Good agreement between data and simulations within 1σ

No significant difference across most frequencies

Approximately 2σ discrepancy at 30 GHz, likely due to beam estimation issues

Abstract

Minkowski Tensors are tensorial generalizations of the scalar Minkowski Functionals. Due to their tensorial nature they contain additional morphological information of structures, in particular about shape and alignment, in comparison to the scalar Minkowski functionals. They have recently been used [29] to study the statistical isotropy of temperature and E mode data from the Planck satellite. The calculation in [29] relied on stereographic projection of the fields to extract the shape and alignment information. In this work, we calculate Minkowski Tensors directly on the sphere and compute the net alignment in the data, based on a recent work that extends the definition of Minkowski Tensors to random fields on curved spaces.
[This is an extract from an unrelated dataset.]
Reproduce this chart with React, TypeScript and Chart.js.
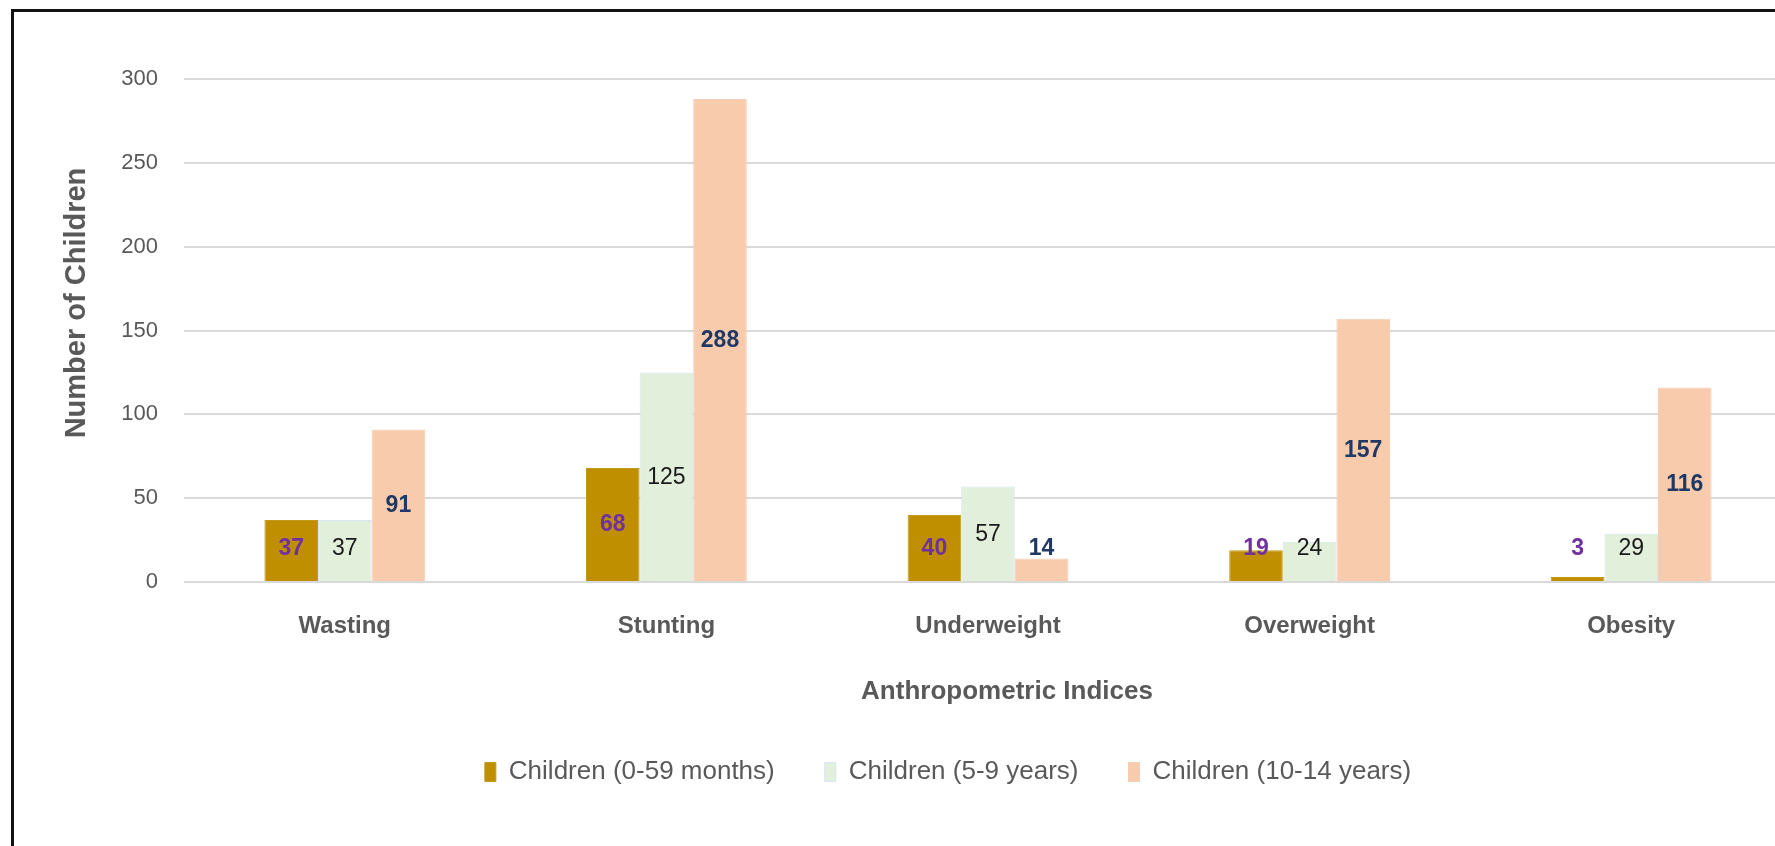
import React, { useEffect, useRef } from "react";
import { Chart, registerables } from "chart.js";

Chart.register(...registerables);

// Anthropometric indices by age group (number of children)
const categories = ["Wasting", "Stunting", "Underweight", "Overweight", "Obesity"];
const seriesNames = ["Children (0-59 months)", "Children (5-9 years)", "Children (10-14 years)"];
const under5Values = [37, 68, 40, 19, 3];
const age5to9Values = [37, 125, 57, 24, 29];
const age10to14Values = [91, 288, 14, 157, 116];

const yMin = 0;
const yMax = 300;
const yStep = 50;

const yTitle = "Number of Children";
const xTitle = "Anthropometric Indices";

const FONT = '"Liberation Sans", Arial, sans-serif';
const TEXT_GREY = "#595959";

const barFill = ["#BF8F00", "#E2EFDA", "#F8CBAD"];
const barEdge = ["#C49A1C", "#D6E6F4", "#F6CDB2"];
const labelColor = ["#7030A0", "#1A1A1A", "#1F3864"];
const labelWeight = ["bold", "normal", "bold"];

// Values are written inside the bars; short bars keep their label a little above the baseline.
const valueLabels = {
  id: "valueLabels",
  afterDatasetsDraw(chart: any) {
    const { ctx } = chart;
    const yScale = chart.scales.y;
    chart.data.datasets.forEach((ds: any, i: number) => {
      const meta = chart.getDatasetMeta(i);
      ctx.save();
      ctx.font = `${labelWeight[i]} 23px ${FONT}`;
      ctx.fillStyle = labelColor[i];
      ctx.textAlign = "center";
      ctx.textBaseline = "middle";
      meta.data.forEach((bar: any, j: number) => {
        const v = ds.data[j] as number;
        const py = yScale.getPixelForValue(Math.max(v / 2, 20));
        ctx.fillText(String(v), bar.x, py);
      });
      ctx.restore();
    });
  },
};

// Axis titles placed by hand so they sit where the layout wants them.
const axisTitles = {
  id: "axisTitles",
  afterDraw(chart: any) {
    const { ctx } = chart;
    ctx.save();
    ctx.fillStyle = TEXT_GREY;
    ctx.textAlign = "center";
    ctx.textBaseline = "middle";
    ctx.font = `bold 29px ${FONT}`;
    ctx.translate(77, 303);
    ctx.rotate(-Math.PI / 2);
    ctx.fillText(yTitle, 0, 0);
    ctx.restore();

    ctx.save();
    ctx.fillStyle = TEXT_GREY;
    ctx.textAlign = "center";
    ctx.textBaseline = "middle";
    ctx.font = `bold 26px ${FONT}`;
    ctx.fillText(xTitle, 1007, 692);
    ctx.restore();
  },
};

export default function App() {
  const canvasRef = useRef<HTMLCanvasElement | null>(null);

  useEffect(() => {
    const canvas = canvasRef.current;
    if (!canvas) return;
    const seriesValues = [under5Values, age5to9Values, age10to14Values];
    const chart = new Chart(canvas, {
      type: "bar",
      data: {
        labels: categories,
        datasets: seriesNames.map((name, i) => ({
          label: name,
          data: seriesValues[i],
          backgroundColor: barFill[i],
          borderColor: barEdge[i],
          borderWidth: 1,
          categoryPercentage: 0.5,
          barPercentage: 1,
        })),
      },
      options: {
        animation: false,
        responsive: false,
        devicePixelRatio: 1,
        layout: { padding: { left: 104, top: 79, right: 0, bottom: 51 } },
        plugins: {
          legend: {
            position: "bottom",
            labels: {
              boxWidth: 11,
              boxHeight: 19,
              padding: 50,
              color: TEXT_GREY,
              font: { family: FONT, size: 26 },
            },
          },
          tooltip: { enabled: false },
        },
        scales: {
          x: {
            grid: { display: false },
            border: { display: false },
            ticks: {
              color: TEXT_GREY,
              padding: 22,
              font: { family: FONT, size: 24, weight: "bold" },
            },
            afterFit(scale: any) {
              scale.height = 127;
            },
          },
          y: {
            min: yMin,
            max: yMax,
            ticks: {
              stepSize: yStep,
              color: TEXT_GREY,
              padding: 26,
              font: { family: FONT, size: 22 },
            },
            grid: { color: "#D9D9D9", lineWidth: 2, drawTicks: false },
            border: { display: false },
            afterFit(scale: any) {
              scale.width = 80;
            },
          },
        },
      },
      plugins: [valueLabels, axisTitles],
    });
    return () => chart.destroy();
  }, []);

  return (
    <div
      style={{
        position: "fixed",
        left: 0,
        top: 0,
        width: 1775,
        height: 846,
        overflow: "hidden",
        background: "#ffffff",
      }}
    >
      <div
        style={{
          position: "absolute",
          left: 11,
          top: 9,
          right: -20,
          bottom: -20,
          borderLeft: "3px solid #111111",
          borderTop: "3px solid #111111",
        }}
      />
      <canvas
        ref={canvasRef}
        width={1792}
        height={846}
        style={{ position: "absolute", left: 0, top: 0 }}
      />
    </div>
  );
}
This method circumvents numerical errors that can be introduced by the stereographic projection. We compare the resulting net alignment parameter values obtained from the frequency coadded CMB temperature data cleaned by the SMICA pipeline, to those obtained from simulations that include instrumental beam effects and residual foreground and noise. We find very good agreement between the two within $\approx$ 1$\sigma$ . We further compare the alignments obtained from the beam-convolved CMB maps at individual Planck frequencies to those in the corresponding simulations. We find no significant difference between observed data and simulations across all Planck frequencies, except for the 30 GHz channel. For the 30 GHz channel we find $\approx$ 2$\sigma$ difference between the data and the simulations. This mild disagreement most likely originates from inaccurate estimation of the instrumental beam at 30 GHz.